November 24, 2016 12:00:58 am
AS a young girl, I would accompany my parents to Balamuraliji’s concerts where I got a glimpse of what a great musician could do. When you heard this man, you got into a space where you only saw beauty of the sound that was grand and yet soft and mellifluous. You forgot all the details. You went beyond the physicality of the music. That is the grand edifice that an artiste like him could put up. What he created came from a knowledge that was at a different level. A thorough scholar, he knew all the rules of how to be a great musician but he went beyond that. For him, music could not be confined to Carnatic music or even to Carnatic music which is avant-garde. You cannot put Balamuraliji into any frame.
There are two ways of breaking tradition. There is one where you don’t go deep into the music at all, but you are still a great musician and a creator who can create something new. That is one way of establishing a new horizon. Balamuraliji was a musician who completely understood the tradition, was trained in it, rose from it and rose above it.

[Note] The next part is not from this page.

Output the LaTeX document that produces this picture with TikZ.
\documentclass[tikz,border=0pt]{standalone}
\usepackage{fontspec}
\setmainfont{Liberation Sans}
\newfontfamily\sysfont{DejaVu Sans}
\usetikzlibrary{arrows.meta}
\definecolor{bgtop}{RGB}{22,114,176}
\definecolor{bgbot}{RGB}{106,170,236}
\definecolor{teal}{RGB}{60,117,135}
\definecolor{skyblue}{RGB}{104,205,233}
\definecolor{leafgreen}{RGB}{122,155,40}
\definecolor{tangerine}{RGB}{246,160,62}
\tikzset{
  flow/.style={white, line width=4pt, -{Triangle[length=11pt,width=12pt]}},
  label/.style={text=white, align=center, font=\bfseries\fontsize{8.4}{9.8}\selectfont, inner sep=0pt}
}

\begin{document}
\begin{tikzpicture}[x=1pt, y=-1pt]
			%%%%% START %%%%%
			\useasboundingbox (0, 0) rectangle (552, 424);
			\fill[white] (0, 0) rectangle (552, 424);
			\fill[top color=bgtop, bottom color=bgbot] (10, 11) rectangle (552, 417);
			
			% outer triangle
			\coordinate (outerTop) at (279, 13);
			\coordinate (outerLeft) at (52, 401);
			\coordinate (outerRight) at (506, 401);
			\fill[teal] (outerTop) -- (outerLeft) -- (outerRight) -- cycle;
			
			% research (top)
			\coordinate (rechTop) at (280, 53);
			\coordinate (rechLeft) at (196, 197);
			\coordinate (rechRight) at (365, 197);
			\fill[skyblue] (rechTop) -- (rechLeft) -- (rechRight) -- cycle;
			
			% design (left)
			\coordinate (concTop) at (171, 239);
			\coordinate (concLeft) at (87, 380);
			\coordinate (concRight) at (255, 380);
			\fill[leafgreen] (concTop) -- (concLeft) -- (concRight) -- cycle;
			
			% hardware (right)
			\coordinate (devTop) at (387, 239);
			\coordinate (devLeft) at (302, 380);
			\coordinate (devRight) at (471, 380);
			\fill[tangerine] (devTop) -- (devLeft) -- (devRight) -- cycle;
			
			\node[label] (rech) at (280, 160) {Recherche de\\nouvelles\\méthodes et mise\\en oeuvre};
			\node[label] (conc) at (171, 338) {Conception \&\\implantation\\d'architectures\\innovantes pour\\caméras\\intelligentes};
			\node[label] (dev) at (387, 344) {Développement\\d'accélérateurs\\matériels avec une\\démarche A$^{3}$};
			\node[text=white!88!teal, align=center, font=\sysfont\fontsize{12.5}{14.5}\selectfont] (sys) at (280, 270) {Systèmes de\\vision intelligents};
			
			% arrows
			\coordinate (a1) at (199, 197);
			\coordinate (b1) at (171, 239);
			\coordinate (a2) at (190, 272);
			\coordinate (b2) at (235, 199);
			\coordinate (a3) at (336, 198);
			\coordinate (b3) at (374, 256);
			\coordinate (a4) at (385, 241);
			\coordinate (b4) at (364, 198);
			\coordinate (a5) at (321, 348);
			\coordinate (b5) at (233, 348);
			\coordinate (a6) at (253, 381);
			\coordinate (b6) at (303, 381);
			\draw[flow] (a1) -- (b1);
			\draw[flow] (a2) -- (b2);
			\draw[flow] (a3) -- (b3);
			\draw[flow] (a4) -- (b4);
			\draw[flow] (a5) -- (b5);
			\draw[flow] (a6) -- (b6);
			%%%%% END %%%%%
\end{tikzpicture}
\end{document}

He knew everything there was to know and then he also had the depth and bandwidth to go beyond and break all those rules. The grandeur of that was something else. To be a maverick is one thing but to be in the tradition and then break it is another ballgame and requires a lot of knowledge and courage.
Then there was the quality of his voice. In classical music, the brilliance of a voice lies in the concept that it should be able to traverse all three octaves. Balamuraliji had that golden voice. He was also an intellectual composer. His knowledge of sahitya was deep and merged beautifully with the knowledge of the ragas. It also led to the creation of new ragas as he knew the whole shastra of voice. It was that innocent smile which made it all look like a child’s play. But he was a gyani and gave his life in acquiring his music.

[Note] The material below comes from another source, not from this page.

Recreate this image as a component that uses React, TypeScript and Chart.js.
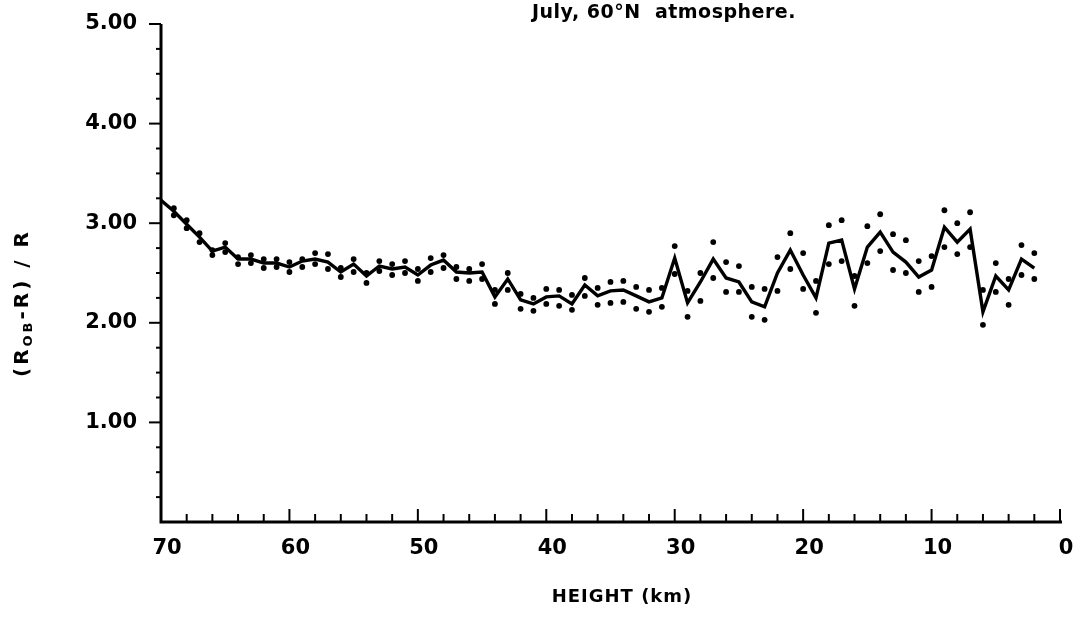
import React, { useEffect, useRef } from "react";
import { Chart, registerables } from "chart.js";

Chart.register(...registerables);

// Height (km), from 70 down to 2
const heights = [
  70, 69, 68, 67, 66, 65, 64, 63, 62, 61, 60, 59, 58, 57, 56, 55, 54, 53, 52, 51,
  50, 49, 48, 47, 46, 45, 44, 43, 42, 41, 40, 39, 38, 37, 36, 35, 34, 33, 32, 31,
  30, 29, 28, 27, 26, 25, 24, 23, 22, 21, 20, 19, 18, 17, 16, 15, 14, 13, 12, 11,
  10, 9, 8, 7, 6, 5, 4, 3, 2,
];

// Solid line: (R_OB - R) / R
const meanRatio = [
  3.23, 3.12, 2.99, 2.86, 2.72, 2.76, 2.64, 2.64, 2.6, 2.6, 2.56, 2.62, 2.64, 2.61, 2.51, 2.59, 2.47, 2.57, 2.54, 2.56,
  2.48, 2.58, 2.63, 2.51, 2.5, 2.51, 2.26, 2.44, 2.23, 2.19, 2.26, 2.27, 2.19, 2.38, 2.27, 2.32, 2.33, 2.27, 2.21, 2.25,
  2.65, 2.2, 2.41, 2.64, 2.45, 2.41, 2.21, 2.16, 2.5, 2.73, 2.48, 2.25, 2.8, 2.83, 2.34, 2.76, 2.91, 2.71, 2.61, 2.46,
  2.53, 2.96, 2.81, 2.94, 2.11, 2.47, 2.33, 2.64, 2.55,
];

// Dotted bounds
const upperDots = [
  null, 3.15, 3.03, 2.9, 2.73, 2.8, 2.66, 2.68, 2.64, 2.64, 2.61, 2.64, 2.7, 2.69, 2.55, 2.64, 2.5, 2.62, 2.59, 2.62,
  2.54, 2.65, 2.68, 2.56, 2.54, 2.59, 2.33, 2.5, 2.29, 2.25, 2.34, 2.33, 2.28, 2.45, 2.35, 2.41, 2.42, 2.36, 2.33, 2.35,
  2.77, 2.32, 2.5, 2.81, 2.61, 2.57, 2.36, 2.34, 2.66, 2.9, 2.7, 2.42, 2.98, 3.03, 2.47, 2.97, 3.09, 2.89, 2.83, 2.62,
  2.67, 3.13, 3.0, 3.11, 2.33, 2.6, 2.44, 2.78, 2.7,
];

const lowerDots = [
  null, 3.08, 2.95, 2.81, 2.68, 2.71, 2.59, 2.6, 2.55, 2.56, 2.51, 2.56, 2.59, 2.54, 2.46, 2.51, 2.4, 2.52, 2.48, 2.5,
  2.42, 2.51, 2.55, 2.44, 2.42, 2.44, 2.19, 2.33, 2.14, 2.12, 2.19, 2.17, 2.13, 2.27, 2.18, 2.2, 2.21, 2.14, 2.11, 2.16,
  2.49, 2.06, 2.22, 2.45, 2.31, 2.31, 2.06, 2.03, 2.32, 2.54, 2.34, 2.1, 2.59, 2.62, 2.17, 2.6, 2.72, 2.53, 2.5, 2.31,
  2.36, 2.76, 2.69, 2.76, 1.98, 2.31, 2.18, 2.48, 2.44,
];

const xTickValues = [70, 60, 50, 40, 30, 20, 10, 0];
const xTickLabels = ["70", "60", "50", "40", "30", "20", "10", "0"];
const yTickValues = [1, 2, 3, 4, 5];
const yTickLabels = ["1.00", "2.00", "3.00", "4.00", "5.00"];

const chartTitle = "July, 60°N  atmosphere.";
const xTitle = "HEIGHT (km)";

const FONT = "'DejaVu Sans', 'Liberation Sans', sans-serif";

const axesPlugin = {
  id: "axesPlugin",
  afterDraw(chart: any) {
    const { ctx } = chart;
    const xs = chart.scales.x;
    const ys = chart.scales.y;
    const xLeft = xs.getPixelForValue(70);
    const xRight = xs.getPixelForValue(0);
    const yBottom = ys.getPixelForValue(0);
    const yTop = ys.getPixelForValue(5);
    ctx.save();
    ctx.strokeStyle = "#000";
    ctx.fillStyle = "#000";
    ctx.lineCap = "butt";
    // axis lines
    ctx.lineWidth = 3;
    ctx.beginPath();
    ctx.moveTo(xLeft, yTop);
    ctx.lineTo(xLeft, yBottom);
    ctx.lineTo(xRight + 2, yBottom);
    ctx.stroke();
    // y ticks (outside, every 0.25)
    ctx.lineWidth = 2;
    for (let v = 0.25; v <= 5.001; v += 0.25) {
      const py = ys.getPixelForValue(v);
      const major = Math.abs(v - Math.round(v)) < 1e-6;
      ctx.beginPath();
      ctx.moveTo(xLeft, py);
      ctx.lineTo(xLeft - (major ? 12 : 5), py);
      ctx.stroke();
    }
    // x ticks (inside, every 2 km)
    for (let h = 68; h >= 0; h -= 2) {
      const px = xs.getPixelForValue(h);
      const major = h % 10 === 0;
      ctx.beginPath();
      ctx.moveTo(px, yBottom);
      ctx.lineTo(px, yBottom - (major ? 13 : 8));
      ctx.stroke();
    }
    // y tick labels
    ctx.font = `bold 21px ${FONT}`;
    ctx.textAlign = "right";
    ctx.textBaseline = "middle";
    yTickValues.forEach((v, i) => {
      ctx.fillText(yTickLabels[i], xLeft - 24, ys.getPixelForValue(v));
    });
    // x tick labels
    ctx.textAlign = "center";
    xTickValues.forEach((v, i) => {
      ctx.fillText(xTickLabels[i], xs.getPixelForValue(v) + 6, yBottom + 27);
    });
    // x title
    ctx.font = `bold 18px ${FONT}`;
    (ctx as any).letterSpacing = "1px";
    ctx.fillText(xTitle, 622, 597);
    // chart title
    ctx.textAlign = "left";
    (ctx as any).letterSpacing = "0.5px";
    ctx.font = `bold 19px ${FONT}`;
    ctx.fillText(chartTitle, 532, 13);
    // y title with subscript, rotated
    ctx.save();
    ctx.translate(23, 303);
    ctx.rotate(-Math.PI / 2);
    ctx.textBaseline = "middle";
    (ctx as any).letterSpacing = "3px";
    const big = `bold 20px ${FONT}`;
    const small = `bold 13px ${FONT}`;
    const parts = [
      { t: "(R", f: big, dy: 0 },
      { t: "OB", f: small, dy: 6 },
      { t: "-R) / R", f: big, dy: 0 },
    ];
    let total = 0;
    parts.forEach((p) => {
      ctx.font = p.f;
      total += ctx.measureText(p.t).width;
    });
    let cx = -total / 2;
    parts.forEach((p) => {
      ctx.font = p.f;
      ctx.textAlign = "left";
      ctx.fillText(p.t, cx, p.dy);
      cx += ctx.measureText(p.t).width;
    });
    ctx.restore();
    ctx.restore();
  },
};

export default function App() {
  const canvasRef = useRef<HTMLCanvasElement | null>(null);

  useEffect(() => {
    const canvas = canvasRef.current;
    if (!canvas) return;
    const toPts = (arr: (number | null)[]) =>
      heights.map((h, i) => ({ x: h, y: arr[i] }));
    const chart = new Chart(canvas, {
      type: "scatter",
      data: {
        datasets: [
          {
            label: "mean",
            data: toPts(meanRatio) as any,
            showLine: true,
            borderColor: "#000",
            borderWidth: 3.4,
            pointRadius: 0,
            tension: 0,
            borderJoinStyle: "miter",
          },
          {
            label: "upper",
            data: toPts(upperDots) as any,
            showLine: false,
            pointRadius: 2.9,
            backgroundColor: "#000",
            borderWidth: 0,
          },
          {
            label: "lower",
            data: toPts(lowerDots) as any,
            showLine: false,
            pointRadius: 2.9,
            backgroundColor: "#000",
            borderWidth: 0,
          },
        ],
      },
      options: {
        animation: false,
        responsive: false,
        devicePixelRatio: 1,
        layout: { padding: { left: 161, right: 15, top: 24, bottom: 110 } },
        plugins: { legend: { display: false }, tooltip: { enabled: false } },
        scales: {
          x: { type: "linear", reverse: true, min: 0, max: 70, display: false },
          y: { type: "linear", min: 0, max: 5, display: false },
        },
      },
      plugins: [axesPlugin],
    });
    return () => chart.destroy();
  }, []);

  return (
    <div style={{ position: "fixed", left: 0, top: 0, width: 1075, height: 632, background: "#fff" }}>
      <canvas ref={canvasRef} width={1075} height={632} style={{ display: "block" }} />
    </div>
  );
}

It was much later in his life, that Balamuraliji shunned the ‘sabha system’. He did go through the system initially because it is something that catapults an artist to a higher level, but later he felt he couldn’t be confined to the system. When he grew in stature, he wanted to be a free spirit. Much later when I had become a musician, I remember going to his Chennai house and spending time with him, talking of various things. He spent five minutes just describing the secrets of rendering a raga. And I can say it, without any qualms, that it changed my life forever. A legend par excellence, he will be missed.